= SET PROBLEM =
Skip every image and restate the data word for word.

= SOURCE MATERIAL =

- - -

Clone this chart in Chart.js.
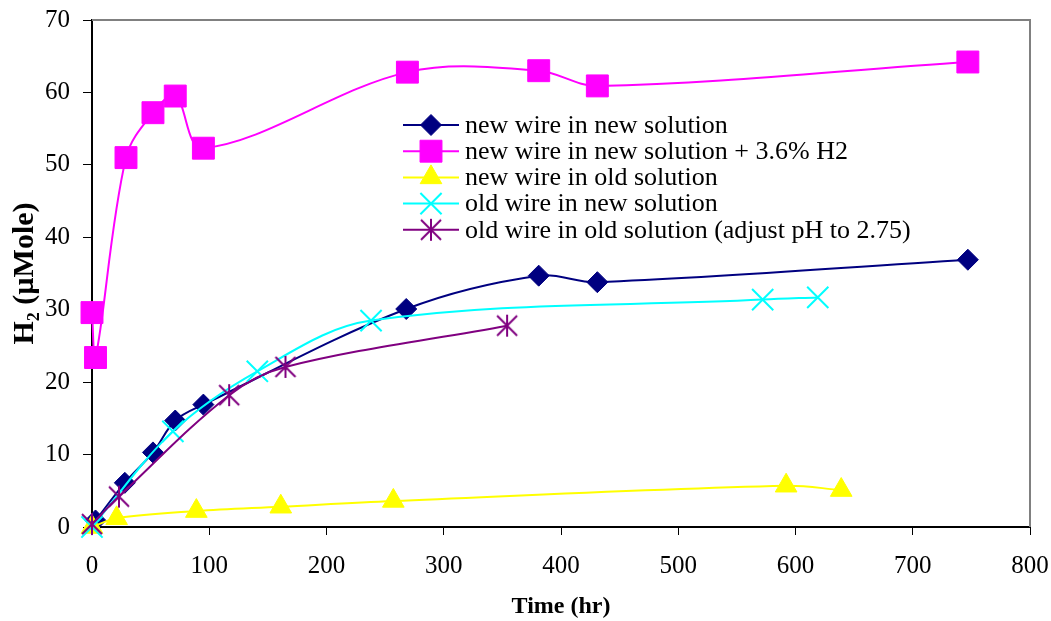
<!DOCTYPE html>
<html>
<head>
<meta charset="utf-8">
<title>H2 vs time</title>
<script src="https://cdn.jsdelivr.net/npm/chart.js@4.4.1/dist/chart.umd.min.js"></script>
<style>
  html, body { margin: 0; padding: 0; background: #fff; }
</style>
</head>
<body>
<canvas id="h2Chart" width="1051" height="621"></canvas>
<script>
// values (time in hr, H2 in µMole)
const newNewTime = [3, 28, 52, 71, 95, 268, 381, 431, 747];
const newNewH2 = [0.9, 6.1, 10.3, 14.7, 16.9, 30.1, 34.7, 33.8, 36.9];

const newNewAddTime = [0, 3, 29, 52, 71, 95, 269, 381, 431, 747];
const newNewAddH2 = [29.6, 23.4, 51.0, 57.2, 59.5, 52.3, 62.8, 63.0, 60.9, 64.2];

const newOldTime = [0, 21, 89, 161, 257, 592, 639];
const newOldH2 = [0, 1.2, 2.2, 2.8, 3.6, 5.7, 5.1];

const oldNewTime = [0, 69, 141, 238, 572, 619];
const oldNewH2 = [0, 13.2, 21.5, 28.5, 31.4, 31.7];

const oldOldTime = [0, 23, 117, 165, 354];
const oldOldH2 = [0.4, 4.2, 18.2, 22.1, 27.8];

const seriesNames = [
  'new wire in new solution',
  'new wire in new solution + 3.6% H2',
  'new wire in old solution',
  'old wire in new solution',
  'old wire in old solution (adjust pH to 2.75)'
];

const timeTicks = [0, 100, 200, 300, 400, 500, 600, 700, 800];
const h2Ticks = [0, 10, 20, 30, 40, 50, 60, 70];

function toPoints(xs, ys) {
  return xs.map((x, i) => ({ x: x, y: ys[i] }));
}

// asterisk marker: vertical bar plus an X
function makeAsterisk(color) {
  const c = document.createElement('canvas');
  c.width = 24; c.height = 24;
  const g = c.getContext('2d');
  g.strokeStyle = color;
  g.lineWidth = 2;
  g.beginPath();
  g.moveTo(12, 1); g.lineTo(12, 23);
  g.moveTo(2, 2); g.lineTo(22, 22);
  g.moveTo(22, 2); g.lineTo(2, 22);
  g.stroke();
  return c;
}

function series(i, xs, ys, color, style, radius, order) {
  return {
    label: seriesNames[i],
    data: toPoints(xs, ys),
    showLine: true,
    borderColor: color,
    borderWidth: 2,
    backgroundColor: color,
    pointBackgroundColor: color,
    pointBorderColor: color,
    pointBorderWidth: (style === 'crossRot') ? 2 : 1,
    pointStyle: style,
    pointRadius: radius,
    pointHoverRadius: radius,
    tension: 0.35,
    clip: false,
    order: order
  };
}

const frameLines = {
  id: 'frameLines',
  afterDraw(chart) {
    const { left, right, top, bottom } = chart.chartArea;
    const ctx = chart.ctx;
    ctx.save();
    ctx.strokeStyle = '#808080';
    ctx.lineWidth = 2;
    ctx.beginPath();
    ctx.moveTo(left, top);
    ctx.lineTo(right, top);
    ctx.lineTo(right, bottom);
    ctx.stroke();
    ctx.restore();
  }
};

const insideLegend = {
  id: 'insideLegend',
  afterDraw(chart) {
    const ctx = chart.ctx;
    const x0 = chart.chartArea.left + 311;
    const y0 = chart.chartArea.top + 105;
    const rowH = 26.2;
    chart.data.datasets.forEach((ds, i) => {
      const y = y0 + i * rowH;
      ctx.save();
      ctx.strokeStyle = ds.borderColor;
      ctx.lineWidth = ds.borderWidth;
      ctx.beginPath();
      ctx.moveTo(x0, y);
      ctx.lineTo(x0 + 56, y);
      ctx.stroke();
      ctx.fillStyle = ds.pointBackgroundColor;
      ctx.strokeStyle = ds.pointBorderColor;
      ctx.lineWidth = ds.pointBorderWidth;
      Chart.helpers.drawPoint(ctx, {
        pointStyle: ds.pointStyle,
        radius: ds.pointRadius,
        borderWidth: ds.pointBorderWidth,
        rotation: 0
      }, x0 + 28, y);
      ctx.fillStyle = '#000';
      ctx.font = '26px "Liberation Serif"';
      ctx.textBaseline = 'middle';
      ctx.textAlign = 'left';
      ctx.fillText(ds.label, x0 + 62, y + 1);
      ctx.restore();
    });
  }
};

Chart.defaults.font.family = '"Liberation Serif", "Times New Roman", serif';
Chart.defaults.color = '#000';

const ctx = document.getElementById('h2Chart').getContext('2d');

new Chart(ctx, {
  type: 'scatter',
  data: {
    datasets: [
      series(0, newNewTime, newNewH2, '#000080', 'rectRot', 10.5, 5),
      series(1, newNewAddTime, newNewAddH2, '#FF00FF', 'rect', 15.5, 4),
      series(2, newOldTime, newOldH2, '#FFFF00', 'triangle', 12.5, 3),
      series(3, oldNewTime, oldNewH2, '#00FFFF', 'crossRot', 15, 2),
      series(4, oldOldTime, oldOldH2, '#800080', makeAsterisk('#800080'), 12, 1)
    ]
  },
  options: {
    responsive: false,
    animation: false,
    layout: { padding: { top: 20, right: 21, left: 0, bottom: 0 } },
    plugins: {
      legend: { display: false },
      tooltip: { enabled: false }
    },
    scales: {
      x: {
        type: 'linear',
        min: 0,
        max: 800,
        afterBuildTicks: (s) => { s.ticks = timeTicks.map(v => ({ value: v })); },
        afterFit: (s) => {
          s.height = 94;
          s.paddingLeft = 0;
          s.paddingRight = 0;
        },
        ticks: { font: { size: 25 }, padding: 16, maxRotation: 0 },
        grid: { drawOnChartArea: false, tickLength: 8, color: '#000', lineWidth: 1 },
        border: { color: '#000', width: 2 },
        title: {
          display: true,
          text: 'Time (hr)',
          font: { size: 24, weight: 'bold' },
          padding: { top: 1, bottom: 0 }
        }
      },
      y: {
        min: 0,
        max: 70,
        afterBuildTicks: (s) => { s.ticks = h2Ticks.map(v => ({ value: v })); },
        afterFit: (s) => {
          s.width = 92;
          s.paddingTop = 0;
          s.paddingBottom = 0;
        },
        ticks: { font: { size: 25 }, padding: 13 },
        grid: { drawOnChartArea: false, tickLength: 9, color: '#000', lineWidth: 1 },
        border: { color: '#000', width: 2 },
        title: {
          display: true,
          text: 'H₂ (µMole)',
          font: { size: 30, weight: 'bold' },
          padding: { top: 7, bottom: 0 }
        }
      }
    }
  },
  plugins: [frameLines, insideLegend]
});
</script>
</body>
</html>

- - -

= ANSWER FOR THIS EXERCISE =
Clone this chart in Chart.js.
<!DOCTYPE html>
<html>
<head>
<meta charset="utf-8">
<title>H2 vs time</title>
<script src="https://cdn.jsdelivr.net/npm/chart.js@4.4.1/dist/chart.umd.min.js"></script>
<style>
  html, body { margin: 0; padding: 0; background: #fff; }
</style>
</head>
<body>
<canvas id="h2Chart" width="1051" height="621"></canvas>
<script>
// values (time in hr, H2 in µMole)
const newNewTime = [3, 28, 52, 71, 95, 268, 381, 431, 747];
const newNewH2 = [0.9, 6.1, 10.3, 14.7, 16.9, 30.1, 34.7, 33.8, 36.9];

const newNewAddTime = [0, 3, 29, 52, 71, 95, 269, 381, 431, 747];
const newNewAddH2 = [29.6, 23.4, 51.0, 57.2, 59.5, 52.3, 62.8, 63.0, 60.9, 64.2];

const newOldTime = [0, 21, 89, 161, 257, 592, 639];
const newOldH2 = [0, 1.2, 2.2, 2.8, 3.6, 5.7, 5.1];

const oldNewTime = [0, 69, 141, 238, 572, 619];
const oldNewH2 = [0, 13.2, 21.5, 28.5, 31.4, 31.7];

const oldOldTime = [0, 23, 117, 165, 354];
const oldOldH2 = [0.4, 4.2, 18.2, 22.1, 27.8];

const seriesNames = [
  'new wire in new solution',
  'new wire in new solution + 3.6% H2',
  'new wire in old solution',
  'old wire in new solution',
  'old wire in old solution (adjust pH to 2.75)'
];

const timeTicks = [0, 100, 200, 300, 400, 500, 600, 700, 800];
const h2Ticks = [0, 10, 20, 30, 40, 50, 60, 70];

function toPoints(xs, ys) {
  return xs.map((x, i) => ({ x: x, y: ys[i] }));
}

// asterisk marker: vertical bar plus an X
function makeAsterisk(color) {
  const c = document.createElement('canvas');
  c.width = 24; c.height = 24;
  const g = c.getContext('2d');
  g.strokeStyle = color;
  g.lineWidth = 2;
  g.beginPath();
  g.moveTo(12, 1); g.lineTo(12, 23);
  g.moveTo(2, 2); g.lineTo(22, 22);
  g.moveTo(22, 2); g.lineTo(2, 22);
  g.stroke();
  return c;
}

function series(i, xs, ys, color, style, radius, order) {
  return {
    label: seriesNames[i],
    data: toPoints(xs, ys),
    showLine: true,
    borderColor: color,
    borderWidth: 2,
    backgroundColor: color,
    pointBackgroundColor: color,
    pointBorderColor: color,
    pointBorderWidth: (style === 'crossRot') ? 2 : 1,
    pointStyle: style,
    pointRadius: radius,
    pointHoverRadius: radius,
    tension: 0.35,
    clip: false,
    order: order
  };
}

const frameLines = {
  id: 'frameLines',
  afterDraw(chart) {
    const { left, right, top, bottom } = chart.chartArea;
    const ctx = chart.ctx;
    ctx.save();
    ctx.strokeStyle = '#808080';
    ctx.lineWidth = 2;
    ctx.beginPath();
    ctx.moveTo(left, top);
    ctx.lineTo(right, top);
    ctx.lineTo(right, bottom);
    ctx.stroke();
    ctx.restore();
  }
};

const insideLegend = {
  id: 'insideLegend',
  afterDraw(chart) {
    const ctx = chart.ctx;
    const x0 = chart.chartArea.left + 311;
    const y0 = chart.chartArea.top + 105;
    const rowH = 26.2;
    chart.data.datasets.forEach((ds, i) => {
      const y = y0 + i * rowH;
      ctx.save();
      ctx.strokeStyle = ds.borderColor;
      ctx.lineWidth = ds.borderWidth;
      ctx.beginPath();
      ctx.moveTo(x0, y);
      ctx.lineTo(x0 + 56, y);
      ctx.stroke();
      ctx.fillStyle = ds.pointBackgroundColor;
      ctx.strokeStyle = ds.pointBorderColor;
      ctx.lineWidth = ds.pointBorderWidth;
      Chart.helpers.drawPoint(ctx, {
        pointStyle: ds.pointStyle,
        radius: ds.pointRadius,
        borderWidth: ds.pointBorderWidth,
        rotation: 0
      }, x0 + 28, y);
      ctx.fillStyle = '#000';
      ctx.font = '26px "Liberation Serif"';
      ctx.textBaseline = 'middle';
      ctx.textAlign = 'left';
      ctx.fillText(ds.label, x0 + 62, y + 1);
      ctx.restore();
    });
  }
};

Chart.defaults.font.family = '"Liberation Serif", "Times New Roman", serif';
Chart.defaults.color = '#000';

const ctx = document.getElementById('h2Chart').getContext('2d');

new Chart(ctx, {
  type: 'scatter',
  data: {
    datasets: [
      series(0, newNewTime, newNewH2, '#000080', 'rectRot', 10.5, 5),
      series(1, newNewAddTime, newNewAddH2, '#FF00FF', 'rect', 15.5, 4),
      series(2, newOldTime, newOldH2, '#FFFF00', 'triangle', 12.5, 3),
      series(3, oldNewTime, oldNewH2, '#00FFFF', 'crossRot', 15, 2),
      series(4, oldOldTime, oldOldH2, '#800080', makeAsterisk('#800080'), 12, 1)
    ]
  },
  options: {
    responsive: false,
    animation: false,
    layout: { padding: { top: 20, right: 21, left: 0, bottom: 0 } },
    plugins: {
      legend: { display: false },
      tooltip: { enabled: false }
    },
    scales: {
      x: {
        type: 'linear',
        min: 0,
        max: 800,
        afterBuildTicks: (s) => { s.ticks = timeTicks.map(v => ({ value: v })); },
        afterFit: (s) => {
          s.height = 94;
          s.paddingLeft = 0;
          s.paddingRight = 0;
        },
        ticks: { font: { size: 25 }, padding: 16, maxRotation: 0 },
        grid: { drawOnChartArea: false, tickLength: 8, color: '#000', lineWidth: 1 },
        border: { color: '#000', width: 2 },
        title: {
          display: true,
          text: 'Time (hr)',
          font: { size: 24, weight: 'bold' },
          padding: { top: 1, bottom: 0 }
        }
      },
      y: {
        min: 0,
        max: 70,
        afterBuildTicks: (s) => { s.ticks = h2Ticks.map(v => ({ value: v })); },
        afterFit: (s) => {
          s.width = 92;
          s.paddingTop = 0;
          s.paddingBottom = 0;
        },
        ticks: { font: { size: 25 }, padding: 13 },
        grid: { drawOnChartArea: false, tickLength: 9, color: '#000', lineWidth: 1 },
        border: { color: '#000', width: 2 },
        title: {
          display: true,
          text: 'H₂ (µMole)',
          font: { size: 30, weight: 'bold' },
          padding: { top: 7, bottom: 0 }
        }
      }
    }
  },
  plugins: [frameLines, insideLegend]
});
</script>
</body>
</html>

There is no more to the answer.